I have a brand new dell inspiron 1764(windows 7, 64-bit OS, Intel i5 processor), whenever I turn it on, this comes up in the black screen. 

Phoenix SecureCore(tm) NB 
Copyright 1985-2009 Phoenix Technologies Ltd 
All rights reserved 
Build Time: 05/06/10 12:54:29 
---------------------------------------- 
3896 M System RAM Passed 
256 KB L2 cache per Processor Core 
3072K L3 cache Detected 
System BIOS shadowed 
Video BIOS shadowed 
Fixed Disk 0: WDC WD5000BEVT-75ZAT0 
ATAPI CD-ROM: TSSTcorp DVD+/-RW TS-L633C 
Mouse initialized 
System Configuration Data Updated 
ERROR 
0271: Check date and time settings 
WARNING 
0251: System CMOS checksum bad- Default configuration used 
<F1>resume <F2>setup 


After this I press F2 and change the date and time then save it. I can access windows with no problem. After I turn the laptop off again and turn it on after some time this turns up again and I have to change the time again from 12:01 8/20/2009 to the actual time. 

What do you think is the problem? 

Do you think its the cmos battery?:4-dontkno If yes do you know the cmos battery specifications for dell inspiron 1764?

I bought this in the US and I am residing in the Philippines, where there is no technical support for Dell and the request for the warranty transfer is denied because parts for this particular model is not available here:sigh:. Can anyone offer any suggestions?

Please get back to me ASAP.Thanks


----------



## reventon (Oct 16, 2009)

*Re: Dell inspiron error 0271 and 0251*



> Do you think its the cmos battery? If yes do you know the cmos battery specifications for dell inspiron 1764?


Yes it does sound like the CMOS battery is dead. CMOS batteries are generally the same for all computers, desktops and laptops alike.

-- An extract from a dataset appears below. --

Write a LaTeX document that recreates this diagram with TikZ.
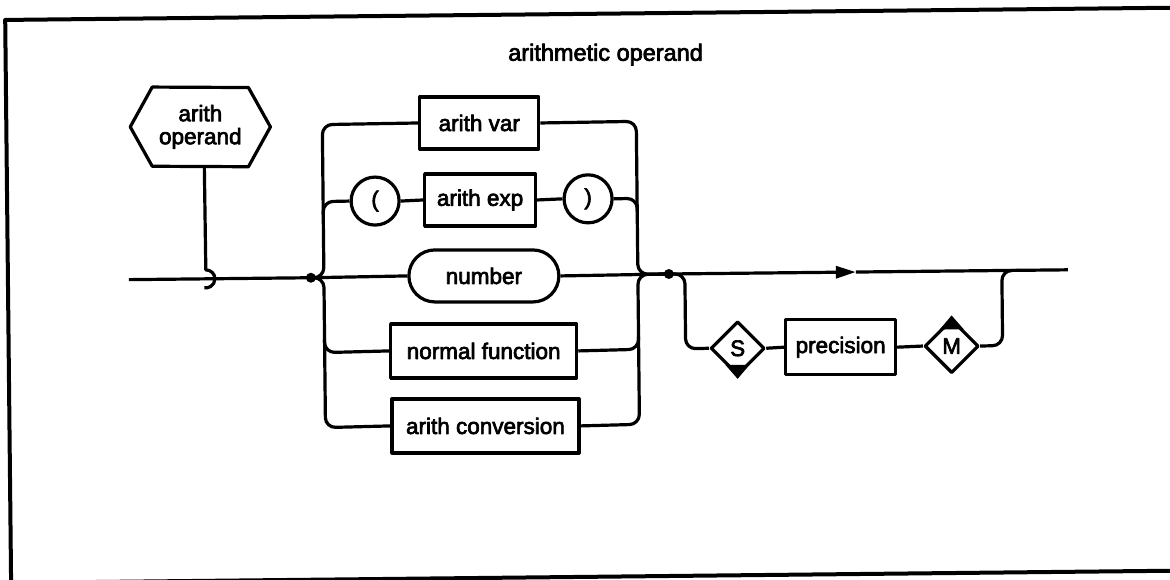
\documentclass[tikz,border=0pt]{standalone}
\usepackage{fontspec}
\setmainfont{Liberation Sans}
\newfontfamily\lblfont{Liberation Sans}[FakeBold=3]
\usetikzlibrary{shapes.geometric,arrows.meta}
\begin{document}
\begin{tikzpicture}[x=1pt,y=-1pt,
  line width=3.2pt, line join=round,
  lbl/.style={font=\lblfont\fontsize{22.5}{23}\selectfont},
  box/.style={draw, rectangle, lbl, inner sep=0pt},
  term/.style={draw, rectangle, rounded corners=26pt, lbl, inner sep=0pt},
  circ/.style={draw, circle, lbl, inner sep=0pt, minimum size=48pt},
  dia/.style={draw, diamond, aspect=1, lbl, inner sep=0pt, minimum width=54pt, minimum height=54pt},
  dot/.style={circle, fill, inner sep=0pt, minimum size=10pt},
  bus/.style={rounded corners=10pt}]
\useasboundingbox (0,0) rectangle (1170,580);
\clip (0,0) rectangle (1170,580);
\begin{scope}[rotate=0.6]
% frame
\draw[line width=4pt] (1250,20) -- (5,20) -- (5,583) -- (1250,583);
% title
\node[font=\lblfont\fontsize{23.5}{25}\selectfont] (title) at (605,61) {arithmetic operand};
% hexagon
\node[lbl, align=center, inner sep=0pt, minimum width=137pt, minimum height=76pt] (hex) at (199,129) {arith\\operand};
\draw (hex.west) -- ([xshift=22pt]hex.north west) -- ([xshift=-22pt]hex.north east) -- (hex.east) -- ([xshift=-22pt]hex.south east) -- ([xshift=22pt]hex.south west) -- cycle;
\coordinate (hk) at (203,272);
\draw ([xshift=4pt]hex.south) -- (hk) arc[start angle=90, end angle=-100, radius=9pt];
% nodes
\node[box, minimum width=119pt, minimum height=52pt] (av) at (478,128) {arith var};
\node[circ] (lp) at (373,205) {(};
\node[box, minimum width=111pt, minimum height=52pt] (ae) at (478,205) {arith exp};
\node[circ] (rp) at (586,205) {)};
\node[term, minimum width=150pt, minimum height=52pt] (num) at (481,281) {number};
\node[box, minimum width=186pt, minimum height=54pt] (nf) at (480,356) {normal function};
\node[box, minimum width=187pt, minimum height=54pt] (ac) at (481,431) {arith conversion};
\node[dot] (dotL) at (308,281) {};
\node[dot] (dotR) at (666,281) {};
\node[dia] (S) at (734,356) {S};
\node[box, minimum width=110pt, minimum height=55pt] (prec) at (837,356) {precision};
\node[dia] (M) at (948,356) {M};
\coordinate (start) at (126,281);
\coordinate (arr) at (853,281);
\coordinate (endR) at (1065,281);
\coordinate (rj) at (1014,281);
% main line
\draw (start) -- (dotL.center);
\draw (dotL.center) -- (num.west);
\draw (num.east) -- (dotR.center);
\draw[-{Triangle[length=20pt,width=12pt]}] (dotR.center) -- (arr);
\draw (arr) -- (endR);
% left brace
\draw[bus] (av.west) -- (321,128) -- (321,281) -- (dotL.center);
\draw[bus] (dotL.center) -- (321,281) -- (321,431) -- (ac.west);
\draw[bus] (321,218) -- (321,205) -- (lp.west);
\draw[bus] (321,343) -- (321,356) -- (nf.west);
\draw (lp.east) -- (ae.west);
\draw (ae.east) -- (rp.west);
% right brace
\draw[bus] (av.east) -- (635,128) -- (635,281) -- (dotR.center);
\draw[bus] (ac.east) -- (635,431) -- (635,281) -- (dotR.center);
\draw[bus] (rp.east) -- (635,205) -- (635,218);
\draw[bus] (nf.east) -- (635,356) -- (635,343);
% precision loop
\draw[bus] (dotR.center) -- (682,281) -- (682,356) -- (S.west);
\draw (S.east) -- (prec.west);
\draw (prec.east) -- (M.west);
\draw[bus] (M.east) -- (999,356) -- (999,281) -- (rj);
\fill ([shift={(-12pt,12pt)}]S.south) -- ([yshift=-2pt]S.south) -- ([shift={(12pt,12pt)}]S.south) -- cycle;
\fill ([shift={(-12pt,-12pt)}]M.north) -- ([yshift=2pt]M.north) -- ([shift={(12pt,-12pt)}]M.north) -- cycle;
\end{scope}
\end{tikzpicture}
\end{document}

They can be found on the motherboard (for the exact location check your manual) and are generally coin shaped. Yours should look like this: http://en.wikipedia.org/wiki/CMOS_battery#CMOS_battery


----------



## night_shift (Sep 8, 2009)

*Re: Dell inspiron error 0271 and 0251*

Could be down to badly seated RAM.

I noticed



> System BIOS shadowed
> Video BIOS shadowed


This means the bios rom chips share some of the RAM and check sum errors are usually connected to ram faults. Try reseating the RAM first, see what happens.


----------



## botchag (Jul 16, 2010)

*Re: Dell inspiron error 0271 and 0251*

I think that the cmos battery was just a bit out of place because I tried to see if the battery still has any charge left and it did, then I put it back. After that there were no error messages anymore whenever I turn on the laptop after the initial setup. 

Here hoping that it will continue:smile:

Thanks for the info!


----------



## night_shift (Sep 8, 2009)

May have been your bios shadowing settings got corrupt, not been able to access the ram, with you removing the cmos battery this would have set it back to the default settings .....

As you mentioned it could just well have needed reseating, which would as revention mentioned showed the same fault as a dead battery ....... anyways its working at the moment.

Good luck.


----------